Godzilla Minus One remonta a um contexto social muito triste, o do pós-guerra. Nele, o Japão é largado à própria sorte diante da ameaça de Godzilla porque os Estados Unidos preferem lavar as mãos a dar qualquer passo em falso na Guerra Fria mantida com a União Soviética. Além disso, há um personagem coadjuvante que sempre faz questão de vomitar a sua indignação contra o comportamento do governo japonês que propaga a ética como motivo suficiente para soldados cometerem suicídio ritualístico em nome da pátria, mas é incapaz de lidar com as próprias responsabilidades. E dentro dessa moldura que contém oportunas alusões e alegorias políticas, o cineasta Takashi Yamazaki dá uma aula aos colegas hollywoodianos no quesito “mostrar como Godzilla pode ser imponente e assustador”. Sempre que o monstro aparece em cena há a promessa de momentos verdadeiramente tensos, nos quais a fúria da natureza desconhecida se consolida como um obstáculo para o Japão pós-guerra deixar cicatrizarem as suas enormes feridas.

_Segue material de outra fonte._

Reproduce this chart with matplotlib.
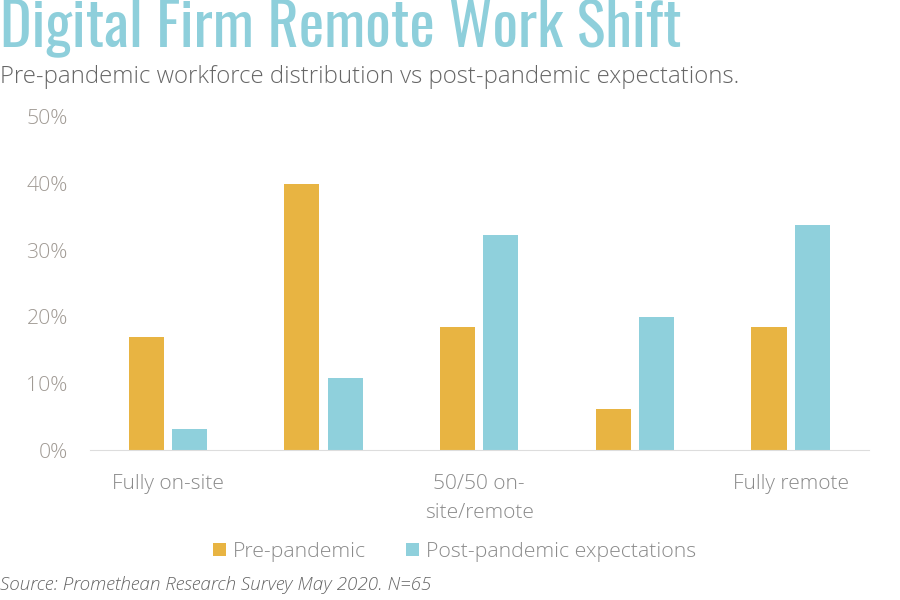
import matplotlib
matplotlib.use("Agg")
import matplotlib.pyplot as plt
from matplotlib.font_manager import FontProperties
from matplotlib.ticker import FuncFormatter
import numpy as np

categories = ["Fully on-site", "", "50/50 on-\nsite/remote", "", "Fully remote"]
pre_pandemic = [16.9, 40.0, 18.5, 6.2, 18.5]
post_pandemic = [3.1, 10.8, 32.3, 20.0, 33.8]
y_ticks = [0, 10, 20, 30, 40, 50]
series_names = ["Pre-pandemic", "Post-pandemic expectations"]

gold = "#E8B442"
blue = "#8FD0DC"

# Open Sans Light for all the small text
label_font = FontProperties(family="Open Sans", weight=300, size=15)
legend_font = FontProperties(family="Open Sans", weight=300, size=15.3)
tick_font = FontProperties(family="Open Sans", weight=300, size=15.3)
src_font = FontProperties(family="Open Sans", weight=300, style="italic", size=13.6)

fig = plt.figure(figsize=(9, 6), dpi=100)
ax = fig.add_axes([0.1, 0.25, 0.865, 0.555])
x = np.arange(len(categories))
ax.bar(x - 0.139, pre_pandemic, 0.225, color=gold, label=series_names[0])
ax.bar(x + 0.139, post_pandemic, 0.225, color=blue, label=series_names[1])
ax.set_xlim(-0.5, 4.5)
ax.set_ylim(0, 50)

for s in ["top", "right", "left"]:
    ax.spines[s].set_visible(False)
ax.spines["bottom"].set_color("#dddddd")
ax.tick_params(length=0)
ax.set_yticks(y_ticks)
ax.yaxis.set_major_formatter(FuncFormatter(lambda v, p: f"{v:.0f}%"))
ax.set_xticks(x)
ax.set_xticklabels(categories)
for lab in ax.get_yticklabels():
    lab.set_fontproperties(tick_font)
    lab.set_color("#a09a94")
for lab in ax.get_xticklabels():
    lab.set_fontproperties(label_font)
    lab.set_color("#8a8a8a")
    lab.set_linespacing(1.55)
ax.tick_params(axis="y", pad=16)
ax.tick_params(axis="x", pad=17.5)

fig.text(0.0, 1.003, "Digital Firm Remote Work Shift", family="Oswald", fontsize=43.3,
         color="#8ECFDB", va="top", ha="left")
fig.text(0.0, 0.862, "Pre-pandemic workforce distribution vs post-pandemic expectations.",
         family="Open Sans", weight=300, fontsize=17.3, color="#666666", va="baseline")
fig.text(0.0, 0.017, "Source: Promethean Research Survey May 2020. N=65",
         fontproperties=src_font, color="#666666", va="baseline")

leg = ax.legend(loc="center", ncol=2, frameon=False, prop=legend_font,
                handlelength=0.62, handleheight=0.62, handletextpad=0.3, columnspacing=1.9)
leg.set_bbox_to_anchor((0.505, 0.080), transform=fig.transFigure)
for t in leg.get_texts():
    t.set_color("#8a8a8a")

fig.savefig("out.png")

As batalhas humanas contra Godzilla são muito bem filmadas, contém a energia e a perícia técnica apropriadas para encarar a ameaça descomunal como componente comovente desse painel melodramático. Mesmo que a criatura seja toda construída em CGI (computação gráfica), possui texturas aparentemente orgânicas. Méritos dos ótimos efeitos digitais utilizados.
Outro item narrativo fundamental para o êxito de Godzilla Minus One é o som. Do rugido de Godzilla ao ruído das embarcações e aeronaves de guerra, passando pela trilha sonora, tudo é bem pensado e orquestrado para conferir ao filme o clima de constante tensão. Takashi Yamazaki não perde de vista a iminência dos ataques do daikaijū, mas enfatiza (com veemência) a tragédia pessoal de Shikishima, alguém que não consegue continuar a vida de onde parou, pois a guerra tirou dele coisas demais. No horizonte desse soldado torturado pela culpa (de ter sobrevivido, de ter rompido com a ética dos kamikazes, etc.) a sofreguidão que não o autoriza a formar uma nova família. Ainda dentro do aspecto melodramático (que aqui combina bem com a ficção científica), cabem os perdões restauradores, as irresponsabilidades bem-vindas, as reviravoltas emocionais e os reencontros improváveis. Quando a história pede ação, o realizador imprime voltagem até mesmo em situações que atendem a lugares-comuns do filme de guerra. Tão logo Godzilla esteja à espreita como um predador, ele elabora muito bem o drama humano da população que perdeu quase tudo, inclusive as suas referências morais. O resultado dessa combinação bem-sucedida é um longa com a qualidade dramática e de ação ausente nas vezes em que Godzilla virou estrela de Hollywood. Nada como voltar à essência para fazer a diferença.